Фихте настаивал на том, что «природа есть только граница, только отрицание, что в ней не должно быть ничего положительного» (36, 67). Если бы учение о природе строилось так, как предначертал Фихте, то и в таком случае оно было бы противоположением наукоучению, правда противоположением нереальным, и только в таком виде Фихте мог бы принять его. Но он не мог принять всерьез такое «продолжение» своего учения, в котором противоположность эта строится значимою внутри себя и положительною, какою делает ее Шеллинг.
Фихте, находясь на трансцендентальной точке зрения, не мог переступить на натурфилософскую, а Шеллинг, исходя из своего взгляда на характер противоположности двух «первонаук», мог встать как на одну, так и на другую точку зрения. У первого никак не ладился диалог с натурфилософией: он не признавал ее реальной противоположностью своему учению и довольствовался монологом Я. Фихте полагал, что противоположность (натурфилософия) есть попытка отвергнуть и уничтожить положительное (наукоучение), он усматривал здесь одно только отрицание; для него противоположность — полное ничто, ничего не утверждающее. Шеллинг же видит в противоположном нечто содержательное само по себе, не «отрицающее» (упраздняющее), а «негативное»; подлинное противопоставление есть вместе с тем и сопоставление не наличного с отсутствующим (не существующим), а реального с реальным: «отрицание положительного невозможно через одно только лишение, но здесь обязательно требуется реальное противопоставление…» (10, 68).

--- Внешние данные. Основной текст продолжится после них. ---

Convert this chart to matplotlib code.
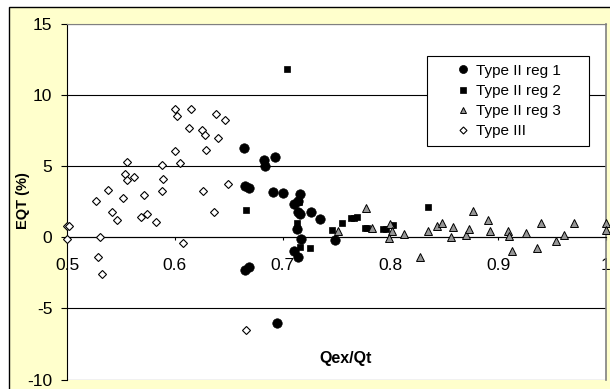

У мыслителя, отправляющегося от натурфилософии, явилась возможность вести диалог, встать на точку зрения, противоположную своей собственной (натурфилософской). Натурфилософия подвергается у него испытанию со стороны трансцендентального идеализма. Фихте никогда не брался проверить подобным же способом свой принцип субъективности: Я у него всегда неоспоримо, оно всегда есть безусловная реальность. А натурфилософ не боится подвергнуть сомнению реальность «объективного» (см. 10, 15; 57), т. е. того, что в качестве предмета науки о природе было у него «безусловной реальностью». «Мыслитель лишь постольку диалектик, — справедливо замечает Фейербах, — поскольку он — противник самого себя. Усомниться в самом себе — высшее искусство и сила» (33, 1, 73).
Возрождая диалогический характер античной формы диалектики, Шеллинг расширяет перспективы внутренней полемичности своего метода и оказывается способным иметь дело с трансцендентальным идеализмом не только как со снятым натурфилософией моментом, но и как с неснятым. Гегелевский вариант диалектики, ориентирующийся только на неуклонный прогресс снятия предпосылок (ср. 2, 635–636), по существу не знает такого удвоенного отношения: преодоленное мышлением снято (сохраняется только в снятом, но не в первозданном виде), и, если оно даже продолжает существовать в действительности, взаимодействие его с формообразованием высшего порядка просто выпадает из поля рассмотрения у Гегеля как несущественное. Ясно, что тем самым область компетенции диалектического метода урезывается и размах диалектического видения сужается.